◆ **THE TASK**
Write out the listing below exactly, and omit any images you find in it.

◆ **SUPPLIED MATERIAL**
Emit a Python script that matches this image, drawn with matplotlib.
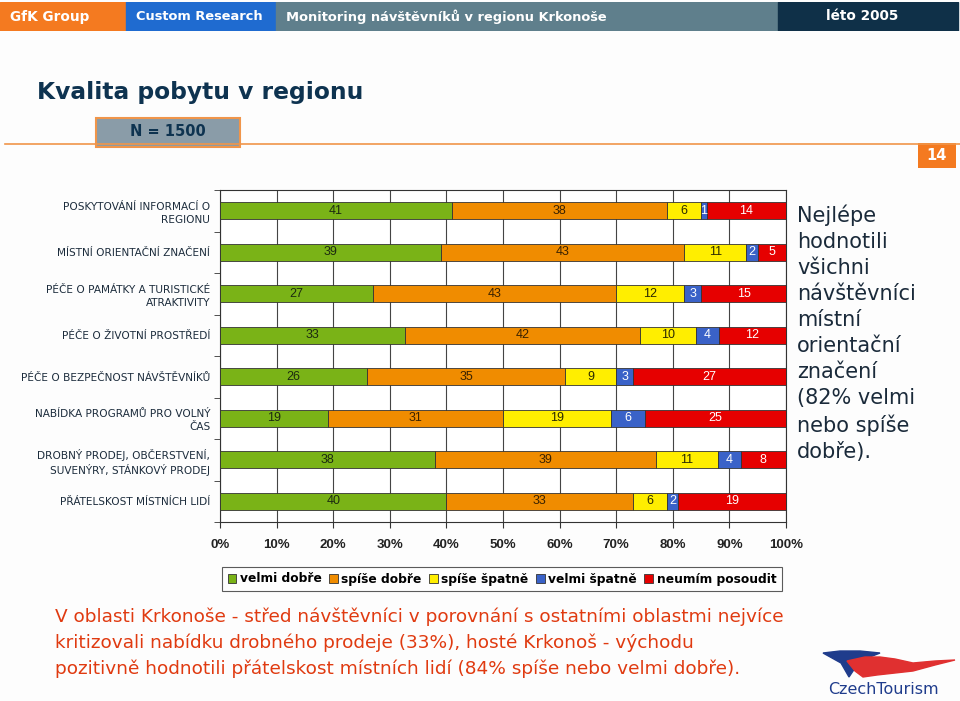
import matplotlib.pyplot as plt
import matplotlib.patches as mpatches
import numpy as np

# data
categories = ["POSKYTOVÁNÍ INFORMACÍ O\nREGIONU",
              "MÍSTNÍ ORIENTAČNÍ ZNAČENÍ",
              "PÉČE O PAMÁTKY A TURISTICKÉ\nATRAKTIVITY",
              "PÉČE O ŽIVOTNÍ PROSTŘEDÍ",
              "PÉČE O BEZPEČNOST NÁVŠTĚVNÍKŮ",
              "NABÍDKA PROGRAMŮ PRO VOLNÝ\nČAS",
              "DROBNÝ PRODEJ, OBČERSTVENÍ,\nSUVENÝRY, STÁNKOVÝ PRODEJ",
              "PŘÁTELSKOST MÍSTNÍCH LIDÍ"]
velmi_dobre = [41, 39, 27, 33, 26, 19, 38, 40]
spise_dobre = [38, 43, 43, 42, 35, 31, 39, 33]
spise_spatne = [6, 11, 12, 10, 9, 19, 11, 6]
velmi_spatne = [1, 2, 3, 4, 3, 6, 4, 2]
neumim = [14, 5, 15, 12, 27, 25, 8, 19]
series_names = ["velmi dobře", "spíše dobře", "spíše špatně", "velmi špatně", "neumím posoudit"]
xticks = [0, 10, 20, 30, 40, 50, 60, 70, 80, 90, 100]

colors = ["#7ab317", "#f08c00", "#ffee00", "#3a62c8", "#e60000"]
text_colors = ["#1c2a10", "#3a2200", "#2a2a00", "white", "white"]

navy = "#0e3350"

fig = plt.figure(figsize=(9.6, 7.01), dpi=100)
fig.patch.set_facecolor("#fdfdfd")

# header bar
hdr = fig.add_axes([0, 1 - 31/701, 1, 29/701])
hdr.set_xlim(0, 960)
hdr.set_ylim(0, 1)
hdr.axis("off")
for x0, x1, c in [(0, 126, "#f47a20"), (126, 276, "#1f6bd0"), (276, 778, "#5f7f8c"), (778, 958, "#0f3048")]:
    hdr.add_patch(mpatches.Rectangle((x0, 0), x1 - x0, 1, color=c))
hdr.text(10, 0.5, "GfK Group", color="white", fontsize=9.8, fontweight="bold", va="center")
hdr.text(136, 0.5, "Custom Research", color="white", fontsize=9.4, fontweight="bold", va="center")
hdr.text(286, 0.5, "Monitoring návštěvníků v regionu Krkonoše", color="white", fontsize=9.4,
         fontweight="bold", va="center")
hdr.text(862, 0.5, "léto 2005", color="white", fontsize=9.8, fontweight="bold", va="center", ha="center")

# title, N box, orange line, page number
fig.text(37/960, 1 - 92/701, "Kvalita pobytu v regionu", color=navy, fontsize=16.8,
         fontweight="bold", va="center")
fig.add_artist(plt.Line2D([5/960, 1], [1 - 144/701] * 2, color="#f0954a", lw=1.2))
fig.add_artist(mpatches.Rectangle((96/960, 1 - 147/701), 144/960, 29/701, transform=fig.transFigure,
                                  facecolor="#8a9ca8", edgecolor="#f0954a", lw=1.5))
fig.text(168/960, 1 - 132/701, "N = 1500", color=navy, fontsize=10.5, fontweight="bold",
         ha="center", va="center")
fig.add_artist(mpatches.Rectangle((918/960, 1 - 168/701), 38/960, 25/701, transform=fig.transFigure,
                                  facecolor="#f47a20", edgecolor="none"))
fig.text(937/960, 1 - 156/701, "14", color="white", fontsize=10.5, fontweight="bold",
         ha="center", va="center")

# main chart
ax = fig.add_axes([220/960, 1 - 522/701, 566/960, 332/701])
data = np.array([velmi_dobre, spise_dobre, spise_spatne, velmi_spatne, neumim], dtype=float)
shares = data / data.sum(axis=0) * 100
y = np.arange(len(categories))
left = np.zeros(len(categories))
for i, name in enumerate(series_names):
    ax.barh(y, shares[i], left=left, height=0.41, color=colors[i], edgecolor="#333333",
            linewidth=0.6, label=name, zorder=3)
    for j in range(len(categories)):
        ax.text(left[j] + shares[i][j] / 2, y[j], "%d" % data[i][j], ha="center", va="center",
                fontsize=9, color=text_colors[i], family="Liberation Sans", zorder=4)
    left += shares[i]

ax.set_xlim(0, 100)
ax.set_ylim(7.48, -0.43)
ax.set_xticks(xticks)
ax.set_xticklabels(["%d%%" % t for t in xticks], fontsize=9.5, fontweight="bold",
                   family="Liberation Sans", color="#222222")
ax.tick_params(axis="x", direction="out", length=4, color="#333333", pad=8)
ax.set_yticks(np.arange(-0.5, 8, 1), minor=True)
ax.set_yticks(y)
ax.set_yticklabels(categories, fontsize=7.6, color="#1d2d3d", linespacing=1.35)
ax.tick_params(axis="y", which="major", length=0, pad=7)
ax.tick_params(axis="y", which="minor", length=4, color="#333333")
ax.grid(axis="x", color="#444444", lw=0.8, zorder=0)
for s in ax.spines.values():
    s.set_color("#333333")
    s.set_linewidth(0.8)

leg = fig.legend(loc="center", bbox_to_anchor=(502/960, 1 - 579/701), ncol=5, frameon=True,
                 fancybox=False, edgecolor="#333333", handlelength=0.7,
                 handleheight=0.7, handletextpad=0.3, columnspacing=0.6, borderpad=0.45,
                 prop={"family": "DejaVu Sans", "weight": "bold", "size": 8.8})
leg.get_frame().set_linewidth(0.8)

# side note
note = "Nejlépe\nhodnotili\nvšichni\nnávštěvníci\nmístní\norientační\nznačení\n(82% velmi\nnebo spíše\ndobře)."
fig.text(797/960, 1 - 205/701, note, color="#1a2a3a", fontsize=15, va="top", ha="left",
         linespacing=1.37)

# bottom comment
comment = ("V oblasti Krkonoše - střed návštěvníci v porovnání s ostatními oblastmi nejvíce\n"
           "kritizovali nabídku drobného prodeje (33%), hosté Krkonoš - východu\n"
           "pozitivně hodnotili přátelskost místních lidí (84% spíše nebo velmi dobře).")
fig.text(55/960, 1 - 608/701, comment, color="#e03a10", fontsize=13.3, va="top", ha="left",
         linespacing=1.5)

# simple CzechTourism logo
lg = fig.add_axes([815/960, 0, 145/960, 60/701])
lg.set_xlim(0, 145)
lg.set_ylim(0, 60)
lg.axis("off")
lg.fill([8, 25, 45, 65, 55, 44, 38, 34, 26], [48, 50, 50, 48, 44, 38, 30, 24, 38], color="#1f3c8c")
lg.fill([32, 50, 65, 80, 98, 120, 140, 120, 98, 80, 62, 48, 40],
        [40, 44, 44, 42, 38, 40, 41, 36, 30, 28, 26, 24, 30], color="#e03030")
lg.text(68, 11, "CzechTourism", color="#1f3c8c", fontsize=11.5, ha="center", va="center")

fig.savefig("out.png", dpi=100, facecolor=fig.get_facecolor())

◆ **EXERCISE RESULT**
Emit a Python script that matches this image, drawn with matplotlib.
import matplotlib.pyplot as plt
import matplotlib.patches as mpatches
import numpy as np

# data
categories = ["POSKYTOVÁNÍ INFORMACÍ O\nREGIONU",
              "MÍSTNÍ ORIENTAČNÍ ZNAČENÍ",
              "PÉČE O PAMÁTKY A TURISTICKÉ\nATRAKTIVITY",
              "PÉČE O ŽIVOTNÍ PROSTŘEDÍ",
              "PÉČE O BEZPEČNOST NÁVŠTĚVNÍKŮ",
              "NABÍDKA PROGRAMŮ PRO VOLNÝ\nČAS",
              "DROBNÝ PRODEJ, OBČERSTVENÍ,\nSUVENÝRY, STÁNKOVÝ PRODEJ",
              "PŘÁTELSKOST MÍSTNÍCH LIDÍ"]
velmi_dobre = [41, 39, 27, 33, 26, 19, 38, 40]
spise_dobre = [38, 43, 43, 42, 35, 31, 39, 33]
spise_spatne = [6, 11, 12, 10, 9, 19, 11, 6]
velmi_spatne = [1, 2, 3, 4, 3, 6, 4, 2]
neumim = [14, 5, 15, 12, 27, 25, 8, 19]
series_names = ["velmi dobře", "spíše dobře", "spíše špatně", "velmi špatně", "neumím posoudit"]
xticks = [0, 10, 20, 30, 40, 50, 60, 70, 80, 90, 100]

colors = ["#7ab317", "#f08c00", "#ffee00", "#3a62c8", "#e60000"]
text_colors = ["#1c2a10", "#3a2200", "#2a2a00", "white", "white"]

navy = "#0e3350"

fig = plt.figure(figsize=(9.6, 7.01), dpi=100)
fig.patch.set_facecolor("#fdfdfd")

# header bar
hdr = fig.add_axes([0, 1 - 31/701, 1, 29/701])
hdr.set_xlim(0, 960)
hdr.set_ylim(0, 1)
hdr.axis("off")
for x0, x1, c in [(0, 126, "#f47a20"), (126, 276, "#1f6bd0"), (276, 778, "#5f7f8c"), (778, 958, "#0f3048")]:
    hdr.add_patch(mpatches.Rectangle((x0, 0), x1 - x0, 1, color=c))
hdr.text(10, 0.5, "GfK Group", color="white", fontsize=9.8, fontweight="bold", va="center")
hdr.text(136, 0.5, "Custom Research", color="white", fontsize=9.4, fontweight="bold", va="center")
hdr.text(286, 0.5, "Monitoring návštěvníků v regionu Krkonoše", color="white", fontsize=9.4,
         fontweight="bold", va="center")
hdr.text(862, 0.5, "léto 2005", color="white", fontsize=9.8, fontweight="bold", va="center", ha="center")

# title, N box, orange line, page number
fig.text(37/960, 1 - 92/701, "Kvalita pobytu v regionu", color=navy, fontsize=16.8,
         fontweight="bold", va="center")
fig.add_artist(plt.Line2D([5/960, 1], [1 - 144/701] * 2, color="#f0954a", lw=1.2))
fig.add_artist(mpatches.Rectangle((96/960, 1 - 147/701), 144/960, 29/701, transform=fig.transFigure,
                                  facecolor="#8a9ca8", edgecolor="#f0954a", lw=1.5))
fig.text(168/960, 1 - 132/701, "N = 1500", color=navy, fontsize=10.5, fontweight="bold",
         ha="center", va="center")
fig.add_artist(mpatches.Rectangle((918/960, 1 - 168/701), 38/960, 25/701, transform=fig.transFigure,
                                  facecolor="#f47a20", edgecolor="none"))
fig.text(937/960, 1 - 156/701, "14", color="white", fontsize=10.5, fontweight="bold",
         ha="center", va="center")

# main chart
ax = fig.add_axes([220/960, 1 - 522/701, 566/960, 332/701])
data = np.array([velmi_dobre, spise_dobre, spise_spatne, velmi_spatne, neumim], dtype=float)
shares = data / data.sum(axis=0) * 100
y = np.arange(len(categories))
left = np.zeros(len(categories))
for i, name in enumerate(series_names):
    ax.barh(y, shares[i], left=left, height=0.41, color=colors[i], edgecolor="#333333",
            linewidth=0.6, label=name, zorder=3)
    for j in range(len(categories)):
        ax.text(left[j] + shares[i][j] / 2, y[j], "%d" % data[i][j], ha="center", va="center",
                fontsize=9, color=text_colors[i], family="Liberation Sans", zorder=4)
    left += shares[i]

ax.set_xlim(0, 100)
ax.set_ylim(7.48, -0.43)
ax.set_xticks(xticks)
ax.set_xticklabels(["%d%%" % t for t in xticks], fontsize=9.5, fontweight="bold",
                   family="Liberation Sans", color="#222222")
ax.tick_params(axis="x", direction="out", length=4, color="#333333", pad=8)
ax.set_yticks(np.arange(-0.5, 8, 1), minor=True)
ax.set_yticks(y)
ax.set_yticklabels(categories, fontsize=7.6, color="#1d2d3d", linespacing=1.35)
ax.tick_params(axis="y", which="major", length=0, pad=7)
ax.tick_params(axis="y", which="minor", length=4, color="#333333")
ax.grid(axis="x", color="#444444", lw=0.8, zorder=0)
for s in ax.spines.values():
    s.set_color("#333333")
    s.set_linewidth(0.8)

leg = fig.legend(loc="center", bbox_to_anchor=(502/960, 1 - 579/701), ncol=5, frameon=True,
                 fancybox=False, edgecolor="#333333", handlelength=0.7,
                 handleheight=0.7, handletextpad=0.3, columnspacing=0.6, borderpad=0.45,
                 prop={"family": "DejaVu Sans", "weight": "bold", "size": 8.8})
leg.get_frame().set_linewidth(0.8)

# side note
note = "Nejlépe\nhodnotili\nvšichni\nnávštěvníci\nmístní\norientační\nznačení\n(82% velmi\nnebo spíše\ndobře)."
fig.text(797/960, 1 - 205/701, note, color="#1a2a3a", fontsize=15, va="top", ha="left",
         linespacing=1.37)

# bottom comment
comment = ("V oblasti Krkonoše - střed návštěvníci v porovnání s ostatními oblastmi nejvíce\n"
           "kritizovali nabídku drobného prodeje (33%), hosté Krkonoš - východu\n"
           "pozitivně hodnotili přátelskost místních lidí (84% spíše nebo velmi dobře).")
fig.text(55/960, 1 - 608/701, comment, color="#e03a10", fontsize=13.3, va="top", ha="left",
         linespacing=1.5)

# simple CzechTourism logo
lg = fig.add_axes([815/960, 0, 145/960, 60/701])
lg.set_xlim(0, 145)
lg.set_ylim(0, 60)
lg.axis("off")
lg.fill([8, 25, 45, 65, 55, 44, 38, 34, 26], [48, 50, 50, 48, 44, 38, 30, 24, 38], color="#1f3c8c")
lg.fill([32, 50, 65, 80, 98, 120, 140, 120, 98, 80, 62, 48, 40],
        [40, 44, 44, 42, 38, 40, 41, 36, 30, 28, 26, 24, 30], color="#e03030")
lg.text(68, 11, "CzechTourism", color="#1f3c8c", fontsize=11.5, ha="center", va="center")

fig.savefig("out.png", dpi=100, facecolor=fig.get_facecolor())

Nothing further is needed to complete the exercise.